Finch seemed doomed, but he fought on. Just as it seemed hopeless, Samp returned, carving a path with his longsword. Victory was pulled from the jaws, or tongues, of defeat, and the last monstrosity was slain. They helped the injured Barb to his feet.

Finch went back to the box to claim his treasure, and found an ancient tome, dusty but well-preserved. Finding no interest in such matters, he passed it to Samp. It was an elven text titled Eternal Mirth. Samp seemed happy with this result, and they left, but not before the hungry barbarian Barb collected a number of the tongues — which he correctly identified as pigs’ tongues — to consume later. They wandered out to meet Tim. Samp offered young Tim some bread to cheer him up, but Tim replied that he “ate enough of it at home.” Thus, the victorious heroes returned to the Lime House, and collected their bounty: five silver pieces each.

So this new band of adventurers struck out, heading north, towards Joi See City. Three heroes, never to be parted: Finch, Samp, Barb.

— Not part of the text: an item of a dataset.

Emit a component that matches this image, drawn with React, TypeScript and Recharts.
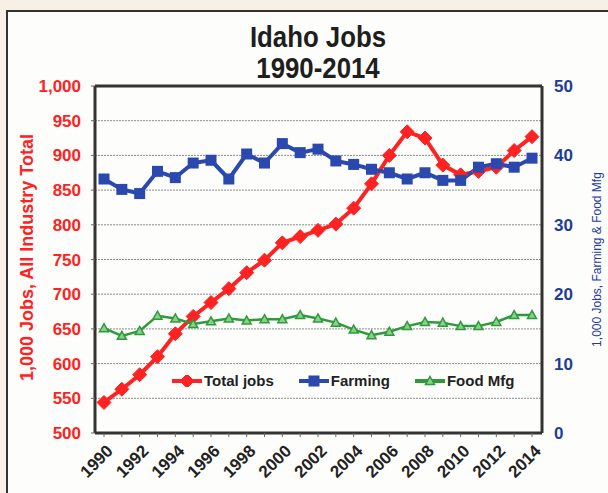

Dungeon Master’s Postscript

This was the first session of Dungeons & Dragons I ran, back in September, 2017. It was directly influenced by good old Matt Colville and his Running the Game series on YouTube. Of course, like many, I was also inspired to DM from watching Matt Mercer on Critical Role, as well as my own DM, who I thank for introducing me to the fantastical world of D&D. But this first session is all Colville.

Unlike session 3 onwards, I don’t have an audio recording of this one, so it has been constructed from my memory and notes taken at the time. The session was run in September 2017, so there are a few moments of necessary mythologisation, to fill in the gaps. Also, I wasn’t really sure what I was going for yet, so the tone is kind of all over the place (including one questionable cultural reference), but those issues soon sorted themselves out in future sessions.

Much of the following section, Echoes Underground, is directly based on the official 5e starter adventure, The Lost Mine of Phandelver, but some names and situations were changed to suit my own purposes. From the second section onwards, it’s almost entirely homebrew.

For general reference, we play 5e, and from the second section of the campaign onwards, started using maps and miniatures, so this first section of the campaign was all theatre of the imagination (which I think has its own benefits, at the occasional loss of a sense of coherence).

Due to the time-consuming process of transcribing the audio of these sessions (I seem to frequently run sessions of up to nine hours in length), this will be a project I work on slowly. Furthermore, due to the length of certain sessions, I will have to separate them into individual chapters. With all of this said, I hope you enjoy future installments of this campaign diary, as our plucky heroes slowly delve further and further into the mouth of madness and horror.

[This is the first installment in a campaign diary series, Chaos Rains, transcribed from the Dungeons and Dragons sessions that I run for my friends. Further information will occasionally be found at the end as a Dungeon Master’s Postscript, but otherwise, I hope for the story to tell itself.]